For each course, there is a department responsible for the course organisation. A person responsible for timetabling for a given department sets a time schedule of teaching and for each class, s/he assigns an instructor and/or an examiner.
Expected time consumption of the course is expressed by a course attribute extent of teaching. For example, extent = 2 +2 indicates two teaching hours of lectures and two teaching hours of seminar (lab) per week.
At the end of each semester, the course instructor has to evaluate the extent to which a student has acquired the expected knowledge and skills. The type of this evaluation is indicated by the attribute completion. So, a course can be completed by just an assessment ('pouze zápočet'), by a graded assessment ('klasifikovaný zápočet'), or by just an examination ('pouze zkouška') or by an assessment and examination ('zápočet a zkouška') .
The difficulty of a given course is evaluated by the amount of ECTS credits.
The course is in session (cf. teaching is going on) during a semester. Each course is offered either in the winter ('zimní') or summer ('letní') semester of an academic year. Exceptionally, a course might be offered in both semesters.
The subject matter of a course is described in various texts.

MI-AVY Automata in Text Pattern Matching Extent of teaching: 2P+1C
Instructor: Žďárek J., Guth O., Pecka T., Plachý Š., Trávníček J. Completion: Z,ZK
Department: 18101 Credits: 4 Semester: L

Annotation:
Searching in a text (pattern matching) and generally in data is an area of problems and exciting solutions from theoretical and practical perspectives. We may interpret and search the data as one-dimensional (text) or multi-dimensional (tree, picture). We may search for something known (a pattern: a string or a set specified by regular expression) or unknown (for example, a regularity). Matching can be either exact or approximate. This course presents a taxonomy of searching problems. It focuses on algorithms based on some automaton (finite, pushdown, linear-bounded, or tree).

Lecture syllabus:
1. Finite automata, basic operations with finite automata. Taxonomy of pattern matching problems for exact and approximate matching. Forward pattern matching, models of searching algorithms. Nondeterministic search automata.
2. Deterministic search finite automata and their state complexity.
3. Construction of prefix and suffix automata. Construction of factor automata. Computation of borders and periods of text.

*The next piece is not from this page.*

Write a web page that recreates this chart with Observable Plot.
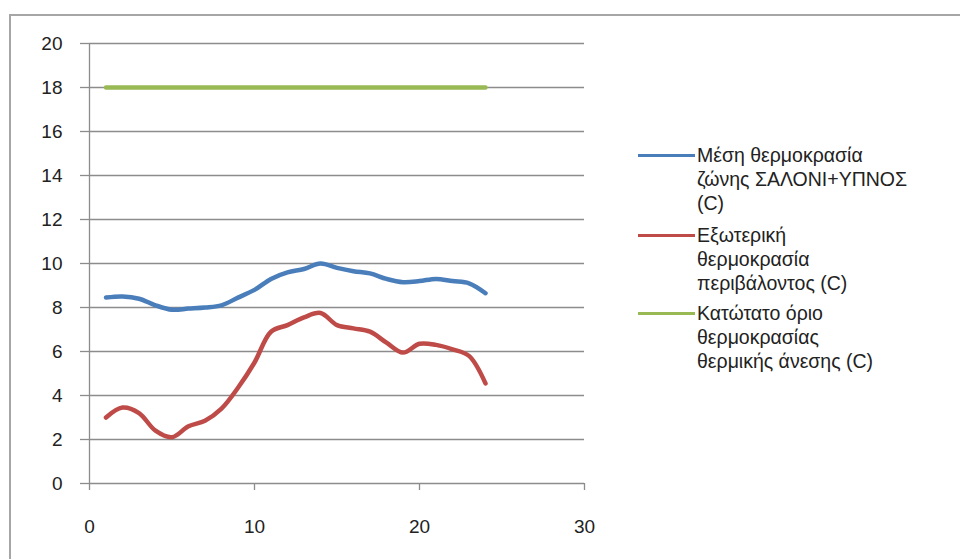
<!DOCTYPE html>
<html>
<head>
<meta charset="utf-8">
<script src="https://cdn.jsdelivr.net/npm/d3@7"></script>
<script src="https://cdn.jsdelivr.net/npm/@observablehq/plot@0.6"></script>
<style>
  html, body { margin: 0; padding: 0; background: #fff; }
  #wrap { position: relative; width: 960px; height: 559px; overflow: hidden; font-family: "Liberation Sans", sans-serif; }
  #frame { position: absolute; left: 9px; top: 14px; width: 980px; height: 600px;
           border-left: 2px solid #a6a6a6; border-top: 2px solid #a6a6a6; box-sizing: border-box; }
  #chart { position: absolute; left: 0; top: 0; }
  .legend-item { position: absolute; left: 638px; }
  .legend-item .swatch { position: absolute; left: 0; top: 11px; width: 57px; height: 3px; }
  .legend-item .label { position: absolute; left: 59px; top: 0; width: 300px;
                        font-size: 19.5px; line-height: 24px; color: #222; white-space: nowrap; }
</style>
</head>
<body>
<div id="wrap">
  <div id="frame"></div>
  <div id="chart"></div>
</div>
<script>
// Hour of the day
const hours = [1, 2, 3, 4, 5, 6, 7, 8, 9, 10, 11, 12, 13, 14, 15, 16, 17, 18, 19, 20, 21, 22, 23, 24];

// Average zone temperature, living room + bedroom (°C)
const zoneTemp = [8.45, 8.5, 8.4, 8.1, 7.9, 7.95, 8.0, 8.1, 8.45, 8.8, 9.3, 9.6,
                  9.75, 10.0, 9.8, 9.65, 9.55, 9.3, 9.15, 9.2, 9.3, 9.2, 9.1, 8.65];

// Outdoor ambient temperature (°C)
const outdoorTemp = [3.0, 3.45, 3.2, 2.4, 2.1, 2.6, 2.85, 3.4, 4.35, 5.5, 6.9, 7.2,
                     7.55, 7.75, 7.2, 7.05, 6.9, 6.4, 5.95, 6.35, 6.3, 6.1, 5.8, 4.55];

// Lower limit of thermal comfort (°C)
const comfortLimit = [18, 18, 18, 18, 18, 18, 18, 18, 18, 18, 18, 18,
                      18, 18, 18, 18, 18, 18, 18, 18, 18, 18, 18, 18];

const seriesNames = [
  ["Μέση θερμοκρασία", "ζώνης ΣΑΛΟΝΙ+ΥΠΝΟΣ", "(C)"],
  ["Εξωτερική", "θερμοκρασία", "περιβάλοντος (C)"],
  ["Κατώτατο όριο", "θερμοκρασίας", "θερμικής άνεσης (C)"]
];
const seriesColors = ["#4a7ebb", "#be4b48", "#98b954"];

const xTicks = [0, 10, 20, 30];
const yTicks = [0, 2, 4, 6, 8, 10, 12, 14, 16, 18, 20];

const rows = (vals, s) => hours.map((h, i) => ({hour: h, value: vals[i], series: s}));
const data = [
  ...rows(zoneTemp, 0),
  ...rows(outdoorTemp, 1),
  ...rows(comfortLimit, 2)
];

const gridColor = "#8c8c8c";
const textColor = "#222";

const chart = Plot.plot({
  width: 960,
  height: 559,
  marginLeft: 89,
  marginRight: 376,
  marginTop: 43,
  marginBottom: 76,
  style: {fontFamily: "Liberation Sans, sans-serif", fontSize: "19px", color: textColor, background: "transparent"},
  x: {domain: [0, 30], ticks: xTicks, label: null},
  y: {domain: [0, 20], ticks: yTicks, label: null},
  marks: [
    Plot.ruleY(yTicks, {stroke: gridColor, strokeWidth: 1.3, strokeOpacity: 1}),
    Plot.ruleX([0], {stroke: gridColor, strokeWidth: 1.3}),
    Plot.axisY({ticks: yTicks, tickSize: 9, tickPadding: 18, stroke: gridColor, strokeOpacity: 1,
                strokeWidth: 1.3, fill: textColor, fontSize: 19}),
    Plot.axisX({ticks: xTicks, tickSize: 7, tickPadding: 29, stroke: gridColor, strokeOpacity: 1,
                strokeWidth: 1.3, fill: textColor, fontSize: 19}),
    Plot.line(data, {
      x: "hour", y: "value", z: "series",
      stroke: d => seriesColors[d.series],
      strokeWidth: 4.5,
      curve: "catmull-rom"
    })
  ]
});
document.getElementById("chart").appendChild(chart);

// Legend on the right: a line swatch and a wrapped label per series
const legendTops = [143, 223, 301];
const wrap = document.getElementById("wrap");
seriesNames.forEach((lines, i) => {
  const item = document.createElement("div");
  item.className = "legend-item";
  item.style.top = legendTops[i] + "px";
  const sw = document.createElement("div");
  sw.className = "swatch";
  sw.style.background = seriesColors[i];
  const lab = document.createElement("div");
  lab.className = "label";
  lab.innerHTML = lines.join("<br>");
  item.appendChild(sw);
  item.appendChild(lab);
  wrap.appendChild(item);
});
</script>
</body>
</html>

Searching exact and approximate repetitions in text.
4. Searching other string regularities and other indexing automata applications.
5. Regular expressions with backreferences.
6. Synchronizing finite automata.
7. Locally testable languages.
8. Classes of deterministic and nondeterministic pushdown automata. Determinisation of pushdown automata.
9. Tree automata.
10. Tree pattern matching & indexing, non-linear tree patterns.
11. Combinatorial pattern matching and indexing of multidimensional text.
12. Tree regular expressions.

Seminar syllabus:
1. Finite automata, basic operations with finite automata. Taxonomy of pattern matching problems for exact and approximate matching. Forward pattern matching, models of searching algorithms. Nondeterministic search automata.
2. Deterministic search finite automata and their state complexity.
3. Construction of prefix and suffix automata. Construction of factor automata. Computation of borders and periods of text. Searching exact and approximate repetitions in text.
4. Searching other string regularities and other indexing automata applications.
5. Regular expressions with backreferences.
6. Synchronizing finite automata.
7. Locally testable languages.
8. Classes of deterministic and nondeterministic pushdown automata. Determinisation of pushdown automata.
9. Tree automata.
10. Tree pattern matching & indexing, non-linear tree patterns.
11. Combinatorial pattern matching and indexing of multidimensional text.
12. Tree regular expressions.

Literature:
1. Melichar, B.; Holub, J.; Polcar, T. Text Searching Algorithms. Volume I: Forward String Matching. Dostupné z: https://psc.fit.cvut.cz/athens/TextSearchingAlgorithms/
2. Aho, A. V. Algorithms for Finding Patterns in Strings. In Handbook of Theoretical Computer Science, Algorithms and Complexity, 255-300. Elsevier, 1990. ISBN 9780444880710. DOI: 10.1016/B978-0-444-88071-0.50010-2.
3. Alur, R.; Madhusudan P. Visibly pushdown languages. In Proc. 36th Int. ACM Symposium on Theory of Computing (STOC), 2004.
4. Van Tang, N. A tighter bound for the determinization of visibly pushdown automata. In 11th International Workshop on Verification of Infinite-State Systems, INFINITY 2009, 2009.
5. Nowotka, D.; Srba J. Height-Deterministic Pushdown Automata. In 32nd International Symposium on Mathematical Foundations of Computer Science, MFCS'07, 2007.
6. Černý, J. Poznámka k homogénnym experimentom s konečnými automatmi. Matematicko-fyzikálny časopis Slovenskej Akadémie Vied, 14: 208-216. Dostupné z: https://dml.cz/handle/10338.dmlcz/126647
7. Pin, JE. On two combinatorial problems arising from automata theory. Combinatorial mathematics (Marseille-Luminy, 1981), 1983, Marseille-Luminy, pp.535-548. Dostupné z: https://hal.archives-ouvertes.fr/hal-00143937
8. Holub, J.; Štekr, S. Implementation of deterministic finite automata on parallel computers. Colloquium and Festschrift at the occasion of the 60th birthday of Derrick Kourie (Computer Science), Windy Brow, South Africa, 28 June 2008. Dostupné z: http://hdl.handle.net/2263/9145
9. Yechezkel, Z. Locally testable languages. Journal of Computer and System Sciences 6, 151-167 (1972). Dostupné z: https://doi.org/10.1016/S0022-0000(72)80020-5
10. James, R.; Dakotah, L. Extracting Forbidden Factors from Regular Stringsets. Proceedings of the 15th Meeting on the Mathematics of Language, 2017, London, pp.36-46. Dostupné z: https://www.aclweb.org/anthology/W17-3404/

Requirements:
Students are supposed to know the formal language theory and algorithms on finite automata (BIE-AAG course). In particular, students should be familiar with Chomsky hierarchy of languages, subset construction and epsilon-transitions removal.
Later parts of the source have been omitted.